Tuesday, January 20, 2015

Almost Experience



When the boring repetitiveness seeps into your life, what will your writing be like?  If you write about your life, I mean.  If you are a gamer, perhaps you would write great works of sci fi or wonderfully insightful religious tracts.  But for the writer who writes about his experiences in the world. . . well, he'd better get up off the couch and go forth into the world. 

That is what I thought all weekend long.  I thought about it a lot.  I sat at my computer and looked up things that might help me.  There is Cuba, of course, and the dream of Thailand.  But those are far away, and I remembered that I had passed up a trip to Sundance this week.  I had planned to go.  I am without explanation.  There is something terribly wrong with me, I guess.  But in looking things up on the computer, I got enamored of the pictures on the screen which lead me to look at photography things, and I began thinking of the pictures I wanted to make.  I looked at cameras and gear and some of the weird shit I needed to process images the way I wanted to process them, and then I got avaricious and wanted to bid on a Hasselblad camera on eBay and a very expensive Kodak 305mm portrait lens (pretty rare) for the 8x10 camera I don't use but think I would if I had that lens.  I pulled out some of the camera gear laying around the house and held in my hand a tiny miracle, the Olympus XA film camera, the smallest and one of the best film cameras ever made.  Not having been used for years, the camera was hopelessly dead.  I needed to go to the camera store and buy a battery.  But first I had to look up some other things, props for the studio, vintage things, and of course I needed to look at wallpaper.  The days wore on, but sometimes I managed to get out for a bit as the afternoon waned. 

Not good for writing. 

One day, I went to the gym.  The afternoon was sunny, so after I worked out, I went to lie by the pool. 


I don't mean to say that life is bad.  It isn't.  I am just not living the writing life.  I could write about the lifeguard and how she came over to talk and what she said, about my wondering if she were doing what I hoped she was doing or simply checking to see if I was healthy enough to lie poolside, but that writing would come off wrong in some way, I feel.  People never believe me when I tell the truth about some things.  Sometimes truth is too unbelievable for people to comprehend.  They resent such truths, and so they become private truths that can only be told to those who have seen it firsthand and can testify to the facts they have witnessed.  Selah.

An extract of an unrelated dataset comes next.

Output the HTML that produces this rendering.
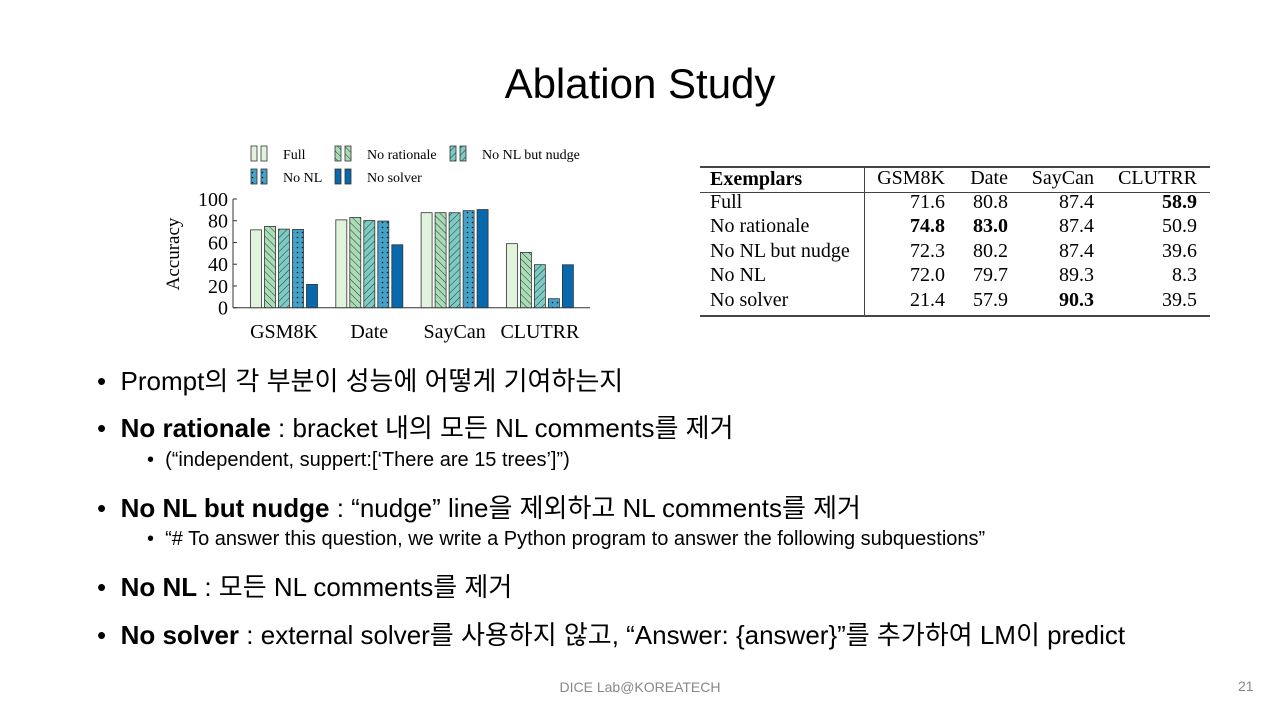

After the pool, and after eating a very, very late lunch, and after a long shower, I did make it out into the world one day.  I visited two vintage clothing stores and found things I could use in the studio.  At one store, the girls were young and model-ly and I had them hold up pieces to see the sizing.  I wanted to ask them to come to the studio, of course, but that would not be appropriate.  At least it didn't feel that way.  They will be there, I thought.  They will always be there.  And then at the camera store, in the parking lot, I looked through the big windows of the building next door into the ballet studio.  Young girls in black leotards and leggings were standing straight, hands above their heads, bending left, then right.  I wondered how I could ever ask to photograph them, thought of how wonderful my pictures of them would be, thought of the way I'd shoot, the tonalities and the light.  And then I thought of the mothers who had brought them.  I could never do it, I thought, though I knew I should. 

The camera store did not have the battery I needed, so I returned to the car and sat for a moment to check for messages and sip from the glass of scotch that I had poured at home to help settle my stomach after lunch.  The sun was going down.  The light on the dancers was warm and inviting. 

That night, I got a text from one of the mother's of a young girl I used to shoot with.  We shot together for many months and I got to know her parents, would go to their house for dinner and drinks.  You might remember that I helped her sign with an agency. . . and that was the last I saw of her.  That was a couple years ago now, but the mother was anxious to have me over to dinner with her and her husband this weekend.  I wrote her back and said I would not be able to make it this weekend, that I was all booked up, but that she might tell her daughter to come shoot with me sometime and we could all go out for dinner afterwards.  It was late at night and we were texting back and forth like kids, really.  She said she needed to go to bed and goodnight, but being in my cups I offered that she was invited to come shoot, too, as I remembered her telling me things and showing me old photographs of herself as a model that obviated her desire.  "Come, "I said.  "You will have fun." 

Then she wrote something that woke me:  "You are such a hypnotist, aren't you?" 

I thought about the incredible truths that I can't tell that are true nonetheless, and I was pretty certain she was right. 

"You will be thinking of this when you go to bed," I wrote.  "It is o.k.  It will be fun.  I'm an artist and we will make beautiful things.  Lie down and think about it.  You will want to and you will come." 

"Of course I will," she said.  "Sweet dreams." 

In the end, though, it was I who lay in bed and thought of images and how they seduce.  I saw the pictures I wanted to take, saw them as clearly as if they had already been made.  It is a danger, though, to live in your head.  It is time to go into the world and live.